◆ Written instruction ◆
All lines in the data bearing the string "with" should be identified and copied.

◆ Records supplied ◆

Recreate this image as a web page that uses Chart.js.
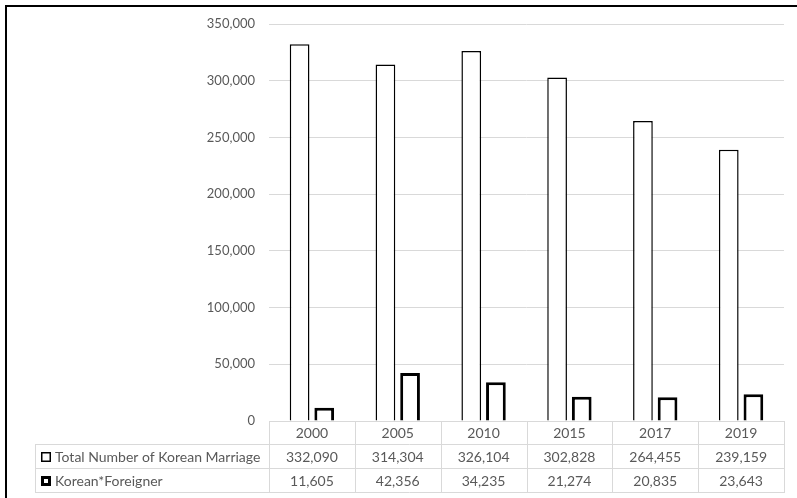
<!DOCTYPE html>
<html>
<head>
<meta charset="utf-8">
<script src="https://cdn.jsdelivr.net/npm/chart.js@4/dist/chart.umd.min.js"></script>
<style>
  html, body { margin: 0; padding: 0; background: #fff; }
  #wrap { width: 797px; height: 498px; position: relative; }
  canvas { display: block; }
</style>
</head>
<body>
<div id="wrap"><canvas id="chart" width="797" height="498"></canvas></div>
<script>
// Marriage counts by year
const years = ['2000', '2005', '2010', '2015', '2017', '2019'];
const totalMarriages = [332090, 314304, 326104, 302828, 264455, 239159];
const koreanForeigner = [11605, 42356, 34235, 21274, 20835, 23643];
const seriesNames = ['Total Number of Korean Marriage', 'Korean*Foreigner'];
const yTicks = [0, 50000, 100000, 150000, 200000, 250000, 300000, 350000];

const FONT = 'Lato, "Open Sans", sans-serif';
const TEXT = '#595959';
const GRID = '#d9d9d9';
const fmt = v => v.toLocaleString('en-US');

// Data table under the plot, with the legend keys in its first column
const dataTable = {
  id: 'dataTable',
  afterDraw(chart) {
    const ctx = chart.ctx;
    const x = chart.scales.x;
    const colW = x.getPixelForValue(1) - x.getPixelForValue(0);
    const colStart = x.getPixelForValue(0) - colW / 2;
    const colEnd = colStart + colW * years.length;
    const tableLeft = 35;
    const rows = [421, 444, 468, 492];

    ctx.save();
    ctx.strokeStyle = GRID;
    ctx.lineWidth = 1;
    const hline = (y, x1, x2) => { ctx.beginPath(); ctx.moveTo(x1, y + 0.5); ctx.lineTo(x2, y + 0.5); ctx.stroke(); };
    const vline = (xx, y1, y2) => { ctx.beginPath(); ctx.moveTo(Math.round(xx) + 0.5, y1); ctx.lineTo(Math.round(xx) + 0.5, y2); ctx.stroke(); };

    hline(rows[0], colStart, colEnd);
    for (let r = 1; r < rows.length; r++) hline(rows[r], tableLeft, colEnd);
    vline(tableLeft, rows[1], rows[3] + 1);
    for (let i = 0; i <= years.length; i++) vline(colStart + i * colW, rows[0], rows[3] + 1);

    ctx.fillStyle = TEXT;
    ctx.font = '14px ' + FONT;
    ctx.textBaseline = 'middle';
    ctx.textAlign = 'center';
    const rowValues = [years, totalMarriages.map(fmt), koreanForeigner.map(fmt)];
    for (let r = 0; r < 3; r++) {
      const cy = (rows[r] + rows[r + 1]) / 2 + 1;
      rowValues[r].forEach((t, i) => ctx.fillText(t, x.getPixelForValue(i), cy));
    }

    // legend keys and series names
    ctx.textAlign = 'left';
    chart.data.datasets.forEach((ds, k) => {
      const cy = (rows[k + 1] + rows[k + 2]) / 2 + 1;
      const bw = ds.borderWidth;
      ctx.fillStyle = '#fff';
      ctx.fillRect(41, cy - 5, 10, 10);
      ctx.strokeStyle = '#000';
      ctx.lineWidth = bw;
      ctx.strokeRect(41 + bw / 2, cy - 5 + bw / 2, 10 - bw, 10 - bw);
      ctx.fillStyle = TEXT;
      ctx.fillText(seriesNames[k], 55, cy);
    });
    ctx.restore();
  }
};

// Frame lines along the left and top edges
const frame = {
  id: 'frame',
  afterDraw(chart) {
    const ctx = chart.ctx;
    ctx.save();
    ctx.strokeStyle = '#000';
    ctx.lineWidth = 2;
    ctx.beginPath();
    ctx.moveTo(6, chart.height);
    ctx.lineTo(6, 6);
    ctx.lineTo(chart.width, 6);
    ctx.stroke();
    ctx.restore();
  }
};

new Chart(document.getElementById('chart'), {
  type: 'bar',
  data: {
    labels: years,
    datasets: [
      {
        label: seriesNames[0],
        data: totalMarriages,
        backgroundColor: '#ffffff',
        borderColor: '#000000',
        borderWidth: 1.5,
        borderSkipped: 'start'
      },
      {
        label: seriesNames[1],
        data: koreanForeigner,
        backgroundColor: '#ffffff',
        borderColor: '#000000',
        borderWidth: 3,
        borderSkipped: 'start'
      }
    ]
  },
  options: {
    responsive: false,
    animation: false,
    devicePixelRatio: 1,
    layout: { padding: { top: 24, right: 13, bottom: 77, left: 0 } },
    datasets: { bar: { categoryPercentage: 0.574, barPercentage: 0.8 } },
    plugins: { legend: { display: false }, tooltip: { enabled: false } },
    scales: {
      x: {
        display: false
      },
      y: {
        min: 0,
        max: 350000,
        afterBuildTicks(scale) { scale.ticks = yTicks.map(v => ({ value: v })); },
        afterFit(scale) { scale.width = 269; },
        border: { display: false },
        grid: { color: GRID, lineWidth: 1, drawTicks: false },
        ticks: {
          padding: 14,
          color: TEXT,
          font: { family: FONT, size: 13 },
          callback: v => fmt(v)
        }
      }
    }
  },
  plugins: [dataTable, frame]
});
</script>
</body>
</html>
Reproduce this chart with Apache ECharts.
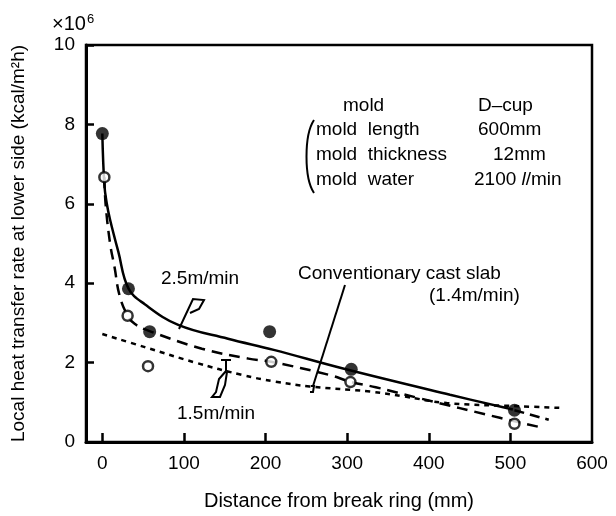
<!DOCTYPE html>
<html><head><meta charset="utf-8">
<script src="https://cdn.jsdelivr.net/npm/echarts@6/dist/echarts.min.js"></script>
<style>html,body{margin:0;padding:0;background:#fff}#c{width:616px;height:516px}</style>
</head><body><div id="c"></div>
<script>
// ---- data ----
const xLabelValues = [0, 100, 200, 300, 400, 500, 600];
const xTickValues = [0, 100, 200, 300, 400, 500];
const yLabelValues = [0, 2, 4, 6, 8, 10];
// measured points, 2.5 m/min (filled)
const pts25 = [[0, 7.77], [32, 3.86], [58, 2.78], [205, 2.78], [305, 1.83], [505, 0.8]];
// measured points, 1.5 m/min (open)
const pts15 = [[2.5, 6.67], [31, 3.18], [56, 1.91], [207, 2.02], [304, 1.51], [505, 0.46]];
// fitted curve 2.5 m/min (solid)
const curve25 = [[0, 7.77], [2.5, 6.48], [5.5, 6.0], [9.5, 5.6], [19.5, 4.8], [32, 3.87], [52, 3.47], [93, 2.95], [154, 2.6], [210, 2.32], [295, 1.85], [426, 1.19], [503, 0.82]];
const curve25ext = [[505, 0.8], [547, 0.56]];
// fitted curve 1.5 m/min (dashed)
const curve15 = [[2.5, 6.67], [4, 6.0], [9.5, 5.0], [15, 4.4], [21, 3.7], [31, 3.18], [40, 2.97], [57, 2.8], [122, 2.35], [179, 2.1], [207, 2.02], [278, 1.69], [305, 1.51], [335, 1.38], [389, 1.1], [487, 0.61], [535, 0.38]];
// conventional cast slab 1.4 m/min (dotted)
const curveConv = [[0, 2.72], [52, 2.39], [114, 2.0], [171, 1.69], [212, 1.52], [254, 1.40], [328, 1.27], [369, 1.15], [422, 0.98], [512, 0.9], [561, 0.86]];

const FONT = 'Liberation Sans';
const chart = echarts.init(document.getElementById('c'), null, {renderer: 'canvas'});
const lineBase = {type: 'line', showSymbol: false, smooth: 0.4, silent: true, z: 3};
const txt = (x, y, s, align) => ({type: 'text', x: x, y: y, style: {text: s, font: '19px "' + FONT + '"', fill: '#000', align: align || 'left', verticalAlign: 'middle'}});
const poly = (pts) => ({type: 'polyline', shape: {points: pts}, style: {stroke: '#000', lineWidth: 2, fill: null}});

chart.setOption({
  backgroundColor: '#fff',
  animation: false,
  grid: {left: 86, right: 24, top: 45, bottom: 68, show: true, borderColor: '#000', borderWidth: 2.5, backgroundColor: 'transparent'},
  xAxis: {
    type: 'value', min: -20, max: 600,
    name: 'Distance from break ring (mm)', nameLocation: 'middle', nameGap: 49,
    nameTextStyle: {fontFamily: FONT, fontSize: 20, color: '#000'},
    axisLine: {show: true, onZero: false, lineStyle: {color: '#000', width: 3}},
    axisTick: {show: true, inside: true, length: 9, lineStyle: {color: '#000', width: 2.5}, customValues: xTickValues},
    axisLabel: {fontFamily: FONT, fontSize: 19, color: '#000', margin: 12, customValues: xLabelValues},
    splitLine: {show: false}
  },
  yAxis: {
    type: 'value', min: 0, max: 10, interval: 2,
    name: 'Local heat transfer rate at lower side (kcal/m²h)', nameLocation: 'middle', nameGap: 58, nameRotate: 90,
    nameTextStyle: {fontFamily: FONT, fontSize: 19, color: '#000'},
    axisLine: {show: true, onZero: false, lineStyle: {color: '#000', width: 3}},
    axisTick: {show: true, inside: true, length: 8, lineStyle: {color: '#000', width: 2.5}, customValues: yLabelValues},
    axisLabel: {fontFamily: FONT, fontSize: 19, color: '#000', margin: 11, customValues: yLabelValues},
    splitLine: {show: false}
  },
  series: [
    Object.assign({}, lineBase, {name: '2.5m/min', data: curve25, lineStyle: {color: '#000', width: 2.5, type: 'solid'}}),
    Object.assign({}, lineBase, {name: '2.5m/min ext', data: curve25ext, smooth: false, lineStyle: {color: '#000', width: 2.5, type: [10, 6]}}),
    Object.assign({}, lineBase, {name: '1.5m/min', data: curve15, lineStyle: {color: '#000', width: 2.5, type: [11, 7]}}),
    Object.assign({}, lineBase, {name: 'Conventionary cast slab', data: curveConv, lineStyle: {color: '#000', width: 2.5, type: [5, 5]}}),
    {type: 'scatter', name: 'filled', data: pts25, symbol: 'circle', symbolSize: 13, itemStyle: {color: '#000', borderColor: '#000', borderWidth: 0}, z: 5, silent: true},
    {type: 'scatter', name: 'open', data: pts15, symbol: 'circle', symbolSize: 10, itemStyle: {color: '#fff', borderColor: '#000', borderWidth: 2.5}, z: 5, silent: true}
  ],
  graphic: [
    {type: 'text', x: 52, y: 24, style: {text: '×10{s|6}', font: '20px "' + FONT + '"', fill: '#000', verticalAlign: 'middle', rich: {s: {fontSize: 13, fontFamily: FONT, verticalAlign: 'top', padding: [0, 0, 10, 1]}}}},
    txt(343, 106, 'mold'), txt(478, 106, 'D–cup'),
    txt(316, 130, 'mold  length'), txt(478, 130, '600mm'),
    txt(316, 155, 'mold  thickness'), txt(493, 155, '12mm'),
    txt(316, 180, 'mold  water'),
    {type: 'text', x: 474, y: 180, style: {text: '2100 {i|l}/min', font: '19px "' + FONT + '"', fill: '#000', verticalAlign: 'middle', rich: {i: {fontStyle: 'italic', fontFamily: FONT, fontSize: 19}}}},
    {type: 'bezierCurve', shape: {x1: 314, y1: 120, x2: 314, y2: 193, cpx1: 304, cpy1: 135, cpx2: 304, cpy2: 178}, style: {stroke: '#000', lineWidth: 2, fill: null}},
    txt(161, 279, '2.5m/min'),
    txt(298, 274, 'Conventionary cast slab'),
    txt(429, 296, '(1.4m/min)'),
    txt(177, 414, '1.5m/min'),
    poly([[179, 329], [186, 314], [193, 299], [204, 300], [199, 309], [190, 313]]),
    poly([[221, 360], [231, 360]]),
    poly([[226, 360], [226, 371], [219, 379], [216, 392], [212, 397], [220, 397], [225, 385], [227, 372]]),
    poly([[345, 285], [313, 386]]),
    poly([[311, 386], [314, 386], [313, 392], [310, 392]])
  ]
});
</script></body></html>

◆ Written response ◆
// Data table under the plot, with the legend keys in its first column
Reproduce this chart with Apache ECharts.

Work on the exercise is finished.